Radical Changes Needed
Greaves said Air Force leaders will have to be prepared to “answer the question: ‘Why change now?’?” when Congress asks. But if the Air Force is to continue to offer the world’s best capabilities in the future, there must be “radical changes in design and infrastructure,” Greaves said.
Left unchecked, parochialism can cause real damage to the nation. For example, USAF should work to develop and buy the best equipment money can buy. There are cases in which reliance on foreign products can become problematic, such as in the case of Russia’s RD-180 rocket engine, but in other cases a foreign product may simply be the best option.
“We’ve got to get over our … political reluctance to buy other people’s stuff,” said RAND senior analyst David Ochmanek. “If we can convey to our partners on the Hill the seriousness of the challenges we operationally face,” particularly in the Pacific, it will help the Air Force to overcome natural parochialism instincts encountered when you talk about co-development and purchasing overseas, he said.
Just as important as facilitating a collaborative work environment across borders, the Air Force is being smarter about finding ways to increase collaboration with local communities. This work pulls in both Congress and industry, working on ways to balance efficiency with effectiveness and to leverage technological advances.

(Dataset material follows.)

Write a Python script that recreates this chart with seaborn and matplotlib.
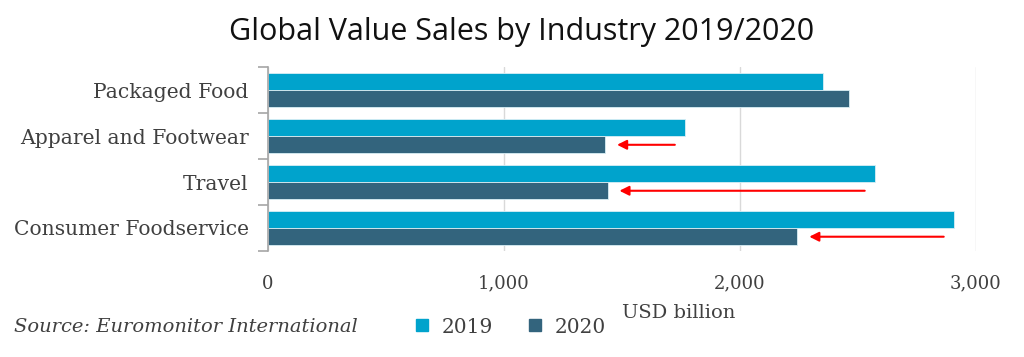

“My fear as the Air Force Test Center commander is that I’ll have the research lab come to me and say we need you to test this and I say, ‘Man, that’s really cool. Can you come back in four, five years?’?” Maj. Gen. Arnold W. Bunch Jr. said. Staying on the cutting edge of research and innovation is crucial for the service, and this is where the congressional and industry partnerships and support become so vital.
“It’s not enough to talk about the technology, but how the technology integrates,” said former Air Force Chief Scientist Mark J. Lewis. “There are areas that we need some duplicative technologies to enhance the capability of workload, but when that is not the case, [USAF should be] working to eliminate redundancy,” added Bunch.
In this environment, “integration and practicality, consistency” are key, said Lewis, director of the Science and Technology Policy Institute at the Institute for Defense Analyses. As the Air Force is working and focusing on one technology, it has to be ever-thinking about the next generation of weapons and systems. “The speed at which information is out there to the whole rest of the world is remarkable,” Lewis said, and the US is beginning to lag behind.
“It’s really embarrassing when you celebrate your 10th anniversary” of the F-35 program “and you’ll celebrate your 20th anniversary before IOC,” said retired Lt. Gen. George K. Muellner, former AFA chairman of the board.
If anyone can pull the nation back up to its world-leading innovation past, it is airmen, said Donald B. Rice, Air Force Secretary under President George H. W. Bush. “The United States Air Force has been the best sponsor of independent analytical research of any organization anywhere on the planet,” Rice said, and national security has been better for it.
“In the last decade really, every time a committee to Congress—and it doesn’t matter whether it’s one chaired by a Democrat or one chaired by a Republican—comes up with a question that they want answered, they designate the work to [RAND’s Project Air Force]. And that is at least as much a testament to the Air Force as it is to RAND,” Rice said.
“If we could use airpower in the way it is meant to be used, and not just in the way that civilian leadership decides to use it, it could be much better,” said Paula Thornhill, director of the strategy and doctrine program at RAND’s Project Air Force.